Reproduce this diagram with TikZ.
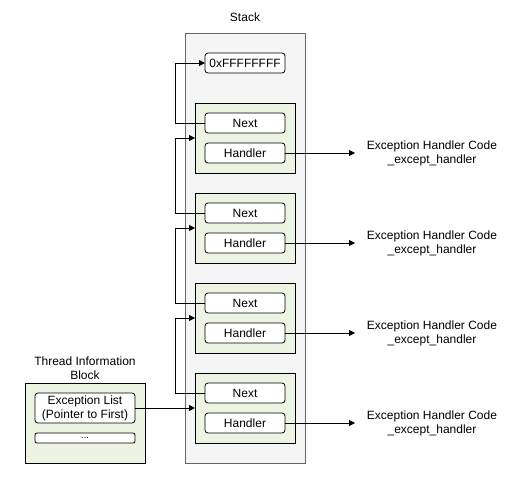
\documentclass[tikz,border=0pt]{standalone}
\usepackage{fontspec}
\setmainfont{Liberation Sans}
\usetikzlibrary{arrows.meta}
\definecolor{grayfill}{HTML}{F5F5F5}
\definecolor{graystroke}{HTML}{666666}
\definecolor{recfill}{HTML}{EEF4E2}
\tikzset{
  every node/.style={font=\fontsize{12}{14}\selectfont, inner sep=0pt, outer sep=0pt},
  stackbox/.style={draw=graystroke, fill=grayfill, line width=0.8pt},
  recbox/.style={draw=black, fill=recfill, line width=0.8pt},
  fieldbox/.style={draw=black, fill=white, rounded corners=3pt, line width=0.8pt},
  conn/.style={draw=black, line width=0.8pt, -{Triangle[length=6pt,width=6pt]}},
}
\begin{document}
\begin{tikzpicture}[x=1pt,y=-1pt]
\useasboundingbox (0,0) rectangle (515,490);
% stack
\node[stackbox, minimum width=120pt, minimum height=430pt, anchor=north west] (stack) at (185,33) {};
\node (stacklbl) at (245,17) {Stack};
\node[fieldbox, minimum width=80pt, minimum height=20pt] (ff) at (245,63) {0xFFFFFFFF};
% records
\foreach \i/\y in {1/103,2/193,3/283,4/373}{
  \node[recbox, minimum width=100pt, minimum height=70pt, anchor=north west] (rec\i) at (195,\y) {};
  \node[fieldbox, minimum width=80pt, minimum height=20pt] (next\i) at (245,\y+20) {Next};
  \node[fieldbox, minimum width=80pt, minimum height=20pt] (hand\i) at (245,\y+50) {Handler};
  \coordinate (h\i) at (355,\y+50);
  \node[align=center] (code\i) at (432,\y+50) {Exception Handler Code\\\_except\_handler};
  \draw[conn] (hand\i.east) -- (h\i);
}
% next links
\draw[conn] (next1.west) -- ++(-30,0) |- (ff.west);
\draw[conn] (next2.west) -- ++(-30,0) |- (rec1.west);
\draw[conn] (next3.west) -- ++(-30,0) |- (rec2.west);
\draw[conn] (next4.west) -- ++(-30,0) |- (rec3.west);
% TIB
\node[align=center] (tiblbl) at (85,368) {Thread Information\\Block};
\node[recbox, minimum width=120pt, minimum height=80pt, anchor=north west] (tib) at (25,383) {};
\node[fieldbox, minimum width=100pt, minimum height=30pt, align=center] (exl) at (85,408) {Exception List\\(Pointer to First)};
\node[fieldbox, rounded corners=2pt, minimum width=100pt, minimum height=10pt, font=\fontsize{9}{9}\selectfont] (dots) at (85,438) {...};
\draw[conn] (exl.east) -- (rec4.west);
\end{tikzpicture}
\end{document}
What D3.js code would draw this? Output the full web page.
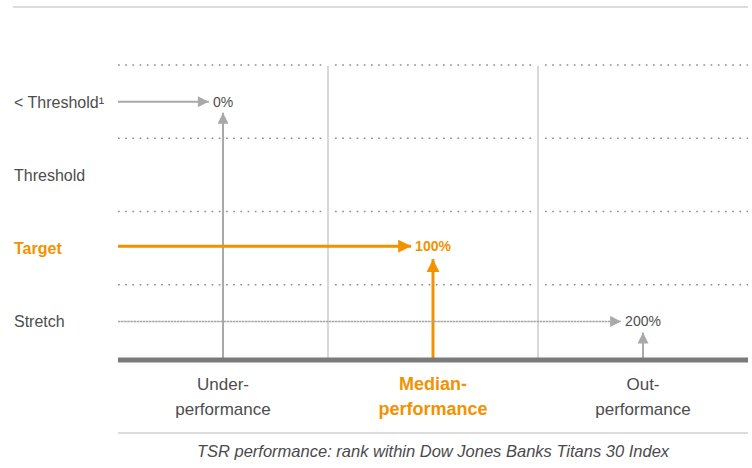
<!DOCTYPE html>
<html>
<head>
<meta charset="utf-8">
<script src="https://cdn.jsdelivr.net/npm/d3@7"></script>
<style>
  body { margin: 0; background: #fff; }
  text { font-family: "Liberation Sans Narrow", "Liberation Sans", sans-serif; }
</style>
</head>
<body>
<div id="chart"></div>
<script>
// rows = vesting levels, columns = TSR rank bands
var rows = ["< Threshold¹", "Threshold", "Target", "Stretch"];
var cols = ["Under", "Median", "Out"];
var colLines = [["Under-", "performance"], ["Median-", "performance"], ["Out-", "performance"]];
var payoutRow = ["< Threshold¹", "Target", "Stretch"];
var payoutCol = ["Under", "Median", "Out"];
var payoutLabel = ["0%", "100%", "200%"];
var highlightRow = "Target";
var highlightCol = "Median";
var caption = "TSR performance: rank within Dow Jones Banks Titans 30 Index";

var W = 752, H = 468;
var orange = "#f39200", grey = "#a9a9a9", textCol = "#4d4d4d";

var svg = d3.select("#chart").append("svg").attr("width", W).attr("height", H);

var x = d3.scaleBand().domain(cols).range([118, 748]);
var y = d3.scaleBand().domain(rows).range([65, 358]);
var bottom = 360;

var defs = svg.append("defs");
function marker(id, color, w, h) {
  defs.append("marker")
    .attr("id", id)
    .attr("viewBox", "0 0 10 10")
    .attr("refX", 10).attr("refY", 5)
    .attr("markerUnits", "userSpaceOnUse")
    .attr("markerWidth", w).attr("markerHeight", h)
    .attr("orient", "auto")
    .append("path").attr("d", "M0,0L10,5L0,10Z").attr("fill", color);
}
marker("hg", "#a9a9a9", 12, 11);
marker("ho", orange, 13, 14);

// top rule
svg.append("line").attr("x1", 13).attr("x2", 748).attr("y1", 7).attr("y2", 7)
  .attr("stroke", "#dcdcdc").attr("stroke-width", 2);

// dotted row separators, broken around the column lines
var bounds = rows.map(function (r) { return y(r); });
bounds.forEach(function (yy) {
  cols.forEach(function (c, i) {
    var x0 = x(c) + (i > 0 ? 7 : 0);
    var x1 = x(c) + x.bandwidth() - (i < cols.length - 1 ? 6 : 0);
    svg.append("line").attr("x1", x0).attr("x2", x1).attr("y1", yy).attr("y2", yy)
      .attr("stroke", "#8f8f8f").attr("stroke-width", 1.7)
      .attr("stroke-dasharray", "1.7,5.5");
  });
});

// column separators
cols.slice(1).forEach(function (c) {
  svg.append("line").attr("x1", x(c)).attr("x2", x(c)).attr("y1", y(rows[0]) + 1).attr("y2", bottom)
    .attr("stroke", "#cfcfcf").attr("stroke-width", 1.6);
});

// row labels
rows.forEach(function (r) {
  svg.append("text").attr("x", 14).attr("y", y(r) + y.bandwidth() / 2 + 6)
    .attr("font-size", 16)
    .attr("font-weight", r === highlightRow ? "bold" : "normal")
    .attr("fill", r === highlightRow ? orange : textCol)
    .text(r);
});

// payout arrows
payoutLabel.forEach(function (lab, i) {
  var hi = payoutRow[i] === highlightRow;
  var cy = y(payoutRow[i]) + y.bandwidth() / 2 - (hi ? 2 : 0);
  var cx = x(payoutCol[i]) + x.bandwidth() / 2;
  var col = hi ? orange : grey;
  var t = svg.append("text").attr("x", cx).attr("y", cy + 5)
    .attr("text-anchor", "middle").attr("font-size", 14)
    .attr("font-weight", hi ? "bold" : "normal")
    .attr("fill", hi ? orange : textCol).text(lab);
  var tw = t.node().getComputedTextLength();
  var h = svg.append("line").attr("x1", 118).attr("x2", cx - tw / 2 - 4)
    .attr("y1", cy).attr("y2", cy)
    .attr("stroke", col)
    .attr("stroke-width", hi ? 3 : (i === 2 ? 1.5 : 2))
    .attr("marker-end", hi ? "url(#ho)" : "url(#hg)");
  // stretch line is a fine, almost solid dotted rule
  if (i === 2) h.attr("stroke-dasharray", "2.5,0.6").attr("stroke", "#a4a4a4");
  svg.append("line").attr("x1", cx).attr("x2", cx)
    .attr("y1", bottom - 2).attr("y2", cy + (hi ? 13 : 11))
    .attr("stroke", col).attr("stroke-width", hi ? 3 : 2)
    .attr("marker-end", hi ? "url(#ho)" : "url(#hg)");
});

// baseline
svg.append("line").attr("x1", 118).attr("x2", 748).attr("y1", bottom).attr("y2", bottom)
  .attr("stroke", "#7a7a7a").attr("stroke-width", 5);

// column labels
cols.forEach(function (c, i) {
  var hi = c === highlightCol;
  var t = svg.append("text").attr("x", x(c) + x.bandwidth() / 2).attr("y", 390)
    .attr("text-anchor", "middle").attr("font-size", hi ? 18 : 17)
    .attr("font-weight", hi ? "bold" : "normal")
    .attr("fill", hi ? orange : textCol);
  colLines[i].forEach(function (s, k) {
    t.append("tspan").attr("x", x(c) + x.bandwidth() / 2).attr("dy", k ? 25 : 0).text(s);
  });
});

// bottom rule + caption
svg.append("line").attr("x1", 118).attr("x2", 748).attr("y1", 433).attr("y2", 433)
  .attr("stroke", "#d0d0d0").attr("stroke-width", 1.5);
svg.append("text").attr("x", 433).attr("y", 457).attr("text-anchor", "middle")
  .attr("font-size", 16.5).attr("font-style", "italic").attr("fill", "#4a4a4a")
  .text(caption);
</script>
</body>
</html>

* PROBLEM TO SOLVE *
Leave the pictures out and print, exactly as written, every line from the one holding "What D3.js code" down to the one holding "orange, 13, 14);", both of those included.

* WRITTEN REPLY *
What D3.js code would draw this? Output the full web page.
<!DOCTYPE html>
<html>
<head>
<meta charset="utf-8">
<script src="https://cdn.jsdelivr.net/npm/d3@7"></script>
<style>
  body { margin: 0; background: #fff; }
  text { font-family: "Liberation Sans Narrow", "Liberation Sans", sans-serif; }
</style>
</head>
<body>
<div id="chart"></div>
<script>
// rows = vesting levels, columns = TSR rank bands
var rows = ["< Threshold¹", "Threshold", "Target", "Stretch"];
var cols = ["Under", "Median", "Out"];
var colLines = [["Under-", "performance"], ["Median-", "performance"], ["Out-", "performance"]];
var payoutRow = ["< Threshold¹", "Target", "Stretch"];
var payoutCol = ["Under", "Median", "Out"];
var payoutLabel = ["0%", "100%", "200%"];
var highlightRow = "Target";
var highlightCol = "Median";
var caption = "TSR performance: rank within Dow Jones Banks Titans 30 Index";

var W = 752, H = 468;
var orange = "#f39200", grey = "#a9a9a9", textCol = "#4d4d4d";

var svg = d3.select("#chart").append("svg").attr("width", W).attr("height", H);

var x = d3.scaleBand().domain(cols).range([118, 748]);
var y = d3.scaleBand().domain(rows).range([65, 358]);
var bottom = 360;

var defs = svg.append("defs");
function marker(id, color, w, h) {
  defs.append("marker")
    .attr("id", id)
    .attr("viewBox", "0 0 10 10")
    .attr("refX", 10).attr("refY", 5)
    .attr("markerUnits", "userSpaceOnUse")
    .attr("markerWidth", w).attr("markerHeight", h)
    .attr("orient", "auto")
    .append("path").attr("d", "M0,0L10,5L0,10Z").attr("fill", color);
}
marker("hg", "#a9a9a9", 12, 11);
marker("ho", orange, 13, 14);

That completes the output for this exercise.